The analysis process runs periodically (typically hourly) as part of the analysis cycle.

See Sensor Correlation Analysis Chain for the detailed flow.

Analysis Methods by Sensor Type:¶

Numeric Sensors: Use correlation analysis to learn Gaussian distributions (Mean and Standard Deviation) for occupied and unoccupied states. Likelihoods are calculated dynamically at runtime using Gaussian PDFs.
Binary Sensors: Use duration-based analysis to calculate static probabilities directly from interval overlap durations. These are stored as prob_given_true and prob_given_false values.
Motion Sensors: Use configured static probabilities (not analyzed).

How Likelihoods Are Used in Real-Time Calculation¶

During real-time probability calculation, likelihoods are retrieved differently based on sensor type.

Numeric Sensors: Dynamic PDF Calculation¶

For numeric sensors with learned Gaussian parameters, the system calculates two probability densities dynamically:

\[ f(x) = \frac{1}{\sigma\sqrt{2\pi}} e^{-\frac{1}{2}(\frac{x-\mu}{\sigma})^2} \]

\(P(x | Occupied)\): Likelihood of current value \(x\) given the "Occupied" distribution.
\(P(x | Unoccupied)\): Likelihood of current value \(x\) given the "Unoccupied" distribution.

If the sensor state is unavailable (e.g., "unknown"), the system uses a representative value (average of occupied and unoccupied means) to calculate probabilities.

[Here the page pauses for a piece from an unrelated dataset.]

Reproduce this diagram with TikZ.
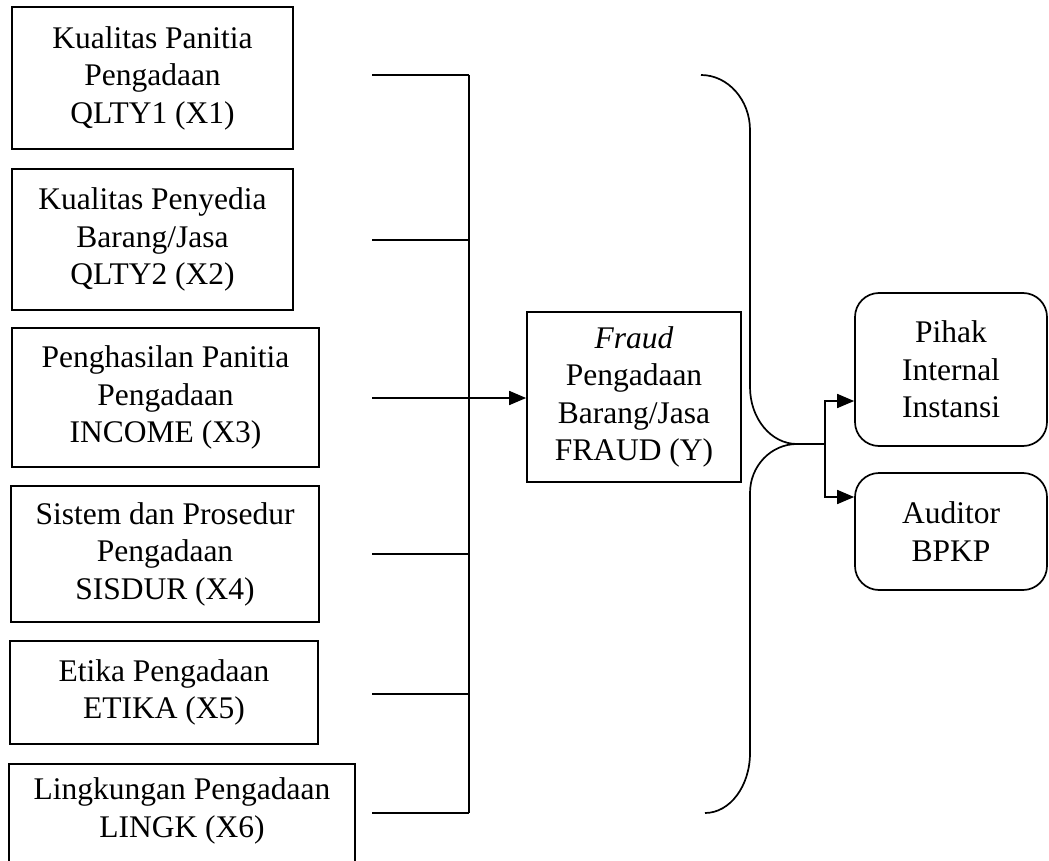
\documentclass[tikz,border=0pt]{standalone}
\usepackage{fontspec}
\setmainfont{Liberation Serif}
\usetikzlibrary{arrows.meta}
\begin{document}
\begin{tikzpicture}[x=1pt,y=-1pt,
  txt/.style={font=\fontsize{31.5}{37.5}\selectfont, align=center},
  sbox/.style={txt, draw, line width=1.7pt, inner sep=0pt},
  rbox/.style={sbox, rounded corners=24pt},
  ln/.style={line width=1.7pt},
  arr/.style={ln, -{Triangle[length=17pt,width=14pt]}}]
\useasboundingbox (0,0) rectangle (1049,861);
\fill[white] (0,0) rectangle (1049,861);
% left boxes
\node[sbox, minimum width=281pt, minimum height=142pt] (b1) at (152.5,78) {Kualitas Panitia\\Pengadaan\\QLTY1 (X1)};
\node[sbox, minimum width=281pt, minimum height=141pt] (b2) at (152.5,239.5) {Kualitas Penyedia\\Barang/Jasa\\QLTY2 (X2)};
\node[sbox, minimum width=307pt, minimum height=139pt] (b3) at (165.5,397.5) {Penghasilan Panitia\\Pengadaan\\INCOME (X3)};
\node[sbox, minimum width=308pt, minimum height=136pt] (b4) at (165,554) {Sistem dan Prosedur\\Pengadaan\\SISDUR (X4)};
\node[sbox, minimum width=308pt, minimum height=103pt] (b5) at (164,692.5) {Etika Pengadaan\\ETIKA (X5)};
\node[sbox, minimum width=346pt, minimum height=104pt] (b6) at (182,816) {};
\node[txt] (t6) at (182,811) {Lingkungan Pengadaan\\LINGK (X6)};
% center box
\node[sbox, minimum width=214pt, minimum height=170pt] (fr) at (634,397) {\textit{Fraud}\\Pengadaan\\Barang/Jasa\\FRAUD (Y)};
% right boxes
\node[rbox, minimum width=192pt, minimum height=153pt] (pi) at (951,369.5) {Pihak\\Internal\\Instansi};
\node[rbox, minimum width=192pt, minimum height=117pt] (au) at (951,531.5) {Auditor\\BPKP};
% connector coordinates
\coordinate (s1) at (372,75);  \coordinate (j1) at (469,75);
\coordinate (s2) at (372,240); \coordinate (j2) at (469,240);
\coordinate (s3) at (372,398); \coordinate (j3) at (469,398);
\coordinate (s4) at (372,554); \coordinate (j4) at (469,554);
\coordinate (s5) at (372,694); \coordinate (j5) at (469,694);
\coordinate (s6) at (372,813); \coordinate (j6) at (469,813);
\draw[ln] (s1) -- (j1);
\draw[ln] (s2) -- (j2);
\draw[ln] (s3) -- (j3);
\draw[ln] (s4) -- (j4);
\draw[ln] (s5) -- (j5);
\draw[ln] (s6) -- (j6);
\draw[ln] (j1) -- (j6);
\draw[arr] (j3) -- (fr.west |- j3);
% brace
\coordinate (tip) at (797,444);
\draw[ln] (701,75) .. controls (728,75) and (750,100) .. (750,130)
  -- (750,387) .. controls (750,418.5) and (771,444) .. (tip)
  .. controls (771,444) and (750,466) .. (750,493)
  -- (750,753) .. controls (750,786) and (730,813) .. (705,813);
% right connectors
\coordinate (jr) at (825,444);
\coordinate (ju) at (825,401);
\coordinate (jd) at (825,497);
\draw[ln] (tip) -- (jr);
\draw[arr] (jr) -- (ju) -- (pi.west |- ju);
\draw[arr] (jr) -- (jd) -- (au.west |- jd);
\end{tikzpicture}
\end{document}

Binary Sensors: Static Probabilities¶

For binary sensors (media, appliances, doors, windows), the system uses static probabilities calculated from duration-based analysis:

\(P(Active | Occupied)\): Probability that the sensor is active when the area is occupied.
\(P(Active | Unoccupied)\): Probability that the sensor is active when the area is unoccupied.

These values are stored directly and used regardless of the current sensor state.

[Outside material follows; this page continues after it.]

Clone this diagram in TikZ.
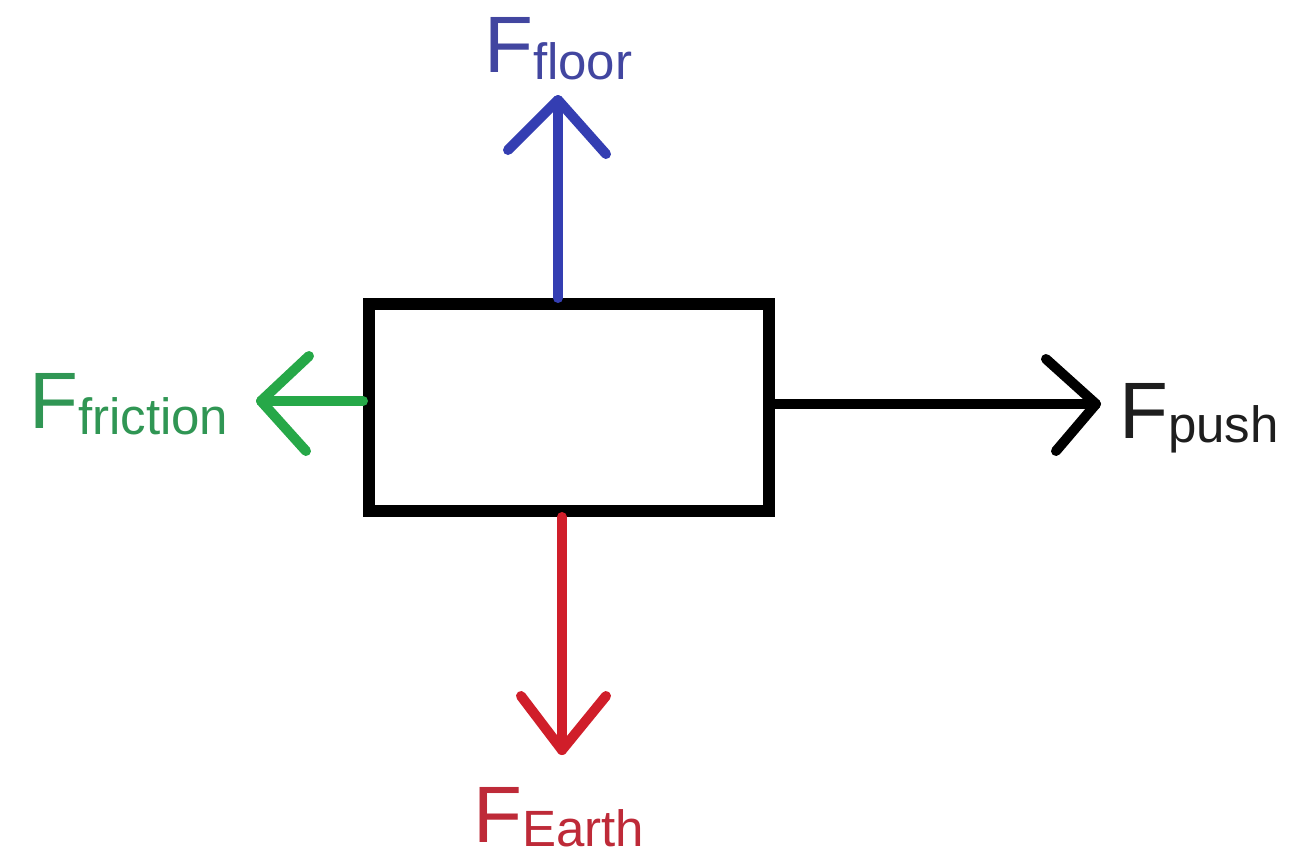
\documentclass[tikz,border=0pt]{standalone}
\usepackage{fontspec}
\setmainfont{Liberation Sans}
\definecolor{fblue}{RGB}{52,62,178}
\definecolor{fgreen}{RGB}{38,168,72}
\definecolor{fred}{RGB}{208,30,42}
\definecolor{tblue}{RGB}{66,70,160}
\definecolor{tgreen}{RGB}{48,150,84}
\definecolor{tred}{RGB}{190,42,56}
\definecolor{tblack}{RGB}{30,30,30}
\newcommand{\flabel}[2]{{\fontsize{80}{80}\selectfont F}\raisebox{#2}[\height][0pt]{\fontsize{51}{51}\selectfont #1}}
\tikzset{
  force/.style={line width=10pt, line cap=round, line join=round},
  lbl/.style={anchor=base west, inner sep=0pt},
  body/.style={draw=black, line width=12pt, fill=white, minimum width=400pt, minimum height=207pt, inner sep=0pt}
}
\begin{document}
\begin{tikzpicture}[x={(1pt,0)}, y={(0,-1pt)}]
\useasboundingbox (0,0) rectangle (1294,852);
\fill[white] (0,0) rectangle (1294,852);
\node[body] (box) at (569,407.5) {};
% tips and arms
\coordinate (tU) at (558,100); \coordinate (uL) at (508,150); \coordinate (uR) at (606,154);
\coordinate (tL) at (261,401); \coordinate (lT) at (309,356); \coordinate (lB) at (306,451);
\coordinate (tR) at (1096,404); \coordinate (rT) at (1046,359); \coordinate (rB) at (1056,451);
\coordinate (tD) at (562,750); \coordinate (dL) at (521,696); \coordinate (dR) at (606,696);
% floor (blue)
\draw[force, fblue] (box.north -| tU) -- (tU);
\draw[force, fblue] (uL) -- (tU) -- (uR);
% friction (green)
\draw[force, fgreen] (box.west |- tL) -- (tL);
\draw[force, fgreen] (lT) -- (tL) -- (lB);
% push (black)
\draw[force, black] (box.east |- tR) -- (tR);
\draw[force, black] (rT) -- (tR) -- (rB);
% earth (red)
\draw[force, fred] (box.south -| tD) -- (tD);
\draw[force, fred] (dL) -- (tD) -- (dR);
% labels
\node[lbl, text=tblue] (lfloor) at (484,72) {\flabel{floor}{-7pt}};
\node[lbl, text=tgreen] (lfric) at (29,428) {\flabel{friction}{-6pt}};
\node[lbl, text=tblack] (lpush) at (1119,438) {\flabel{push}{-4pt}};
\node[lbl, text=tred] (learth) at (473,842) {\flabel{Earth}{-4pt}};
\end{tikzpicture}
\end{document}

Motion Sensors: Configured Probabilities¶

Motion sensors use the user-configured static probabilities set during area configuration.

Decay-Adjusted Likelihoods¶

When an entity is decaying (e.g., motion sensor that just turned off), its likelihoods are interpolated toward neutral (0.5). This gradually reduces the influence of stale evidence as decay progresses.

Weight Application¶

The likelihoods are weighted by the entity's configured weight:

contribution_true = log(p_t) * entity.weight
contribution_false = log(p_f) * entity.weight

Higher weights mean the entity's evidence has more influence on the final probability.

Database Schema¶

Correlations Table¶

Stores analysis results for both numeric sensors and binary sensors:

For Numeric Sensors (Gaussian parameters):

area_name, entity_id
correlation_type: "strong_positive", "strong_negative", or "none"
mean_value_when_occupied, std_dev_when_occupied
mean_value_when_unoccupied, std_dev_when_unoccupied
correlation_coefficient, confidence

For Binary Sensors (static probabilities):

area_name, entity_id
correlation_type: "binary_likelihood"
mean_value_when_occupied: Stores prob_given_true
mean_value_when_unoccupied: Stores prob_given_false
correlation_coefficient: None (not applicable for binary sensors)

For Both Types:

analysis_error: Reason why analysis failed or was not performed (e.g., "no_correlation", "too_few_samples", "no_occupied_intervals"). This value is persisted and restored when entities are reloaded.

Entities Table¶

Stores current entity state and configuration:

prob_given_true: Probability sensor is active when occupied (for binary sensors, loaded from Correlations table)
prob_given_false: Probability sensor is active when unoccupied (for binary sensors, loaded from Correlations table)
learned_gaussian_params: JSON field storing Gaussian parameters (for numeric sensors, loaded from Correlations table)
analysis_error: Reason why analysis failed or was not performed (loaded from Correlations table)

NumericSamples Table¶

Stores raw numeric sensor values with timestamps.

Intervals Table¶

Stores binary sensor state intervals (on/off periods) used for duration-based analysis.

Default Likelihoods¶

If history-based learning is disabled, insufficient data is available, or correlation fails, the system uses default static likelihoods from the entity type definition.

Default values vary by entity type:

Motion sensors: High P(Active | Occupied), low P(Active | Not Occupied) (configured per area)
Media players: Medium P(Active | Occupied), very low P(Active | Not Occupied)
Environmental sensors: Low P(Active | Occupied), low P(Active | Not Occupied)

Note: These defaults are used directly from EntityType when Gaussian parameters are unavailable. The system does not store fallback values in the database for non-motion sensors.

For non-motion sensors, these defaults are replaced by learned values once sufficient historical data is available.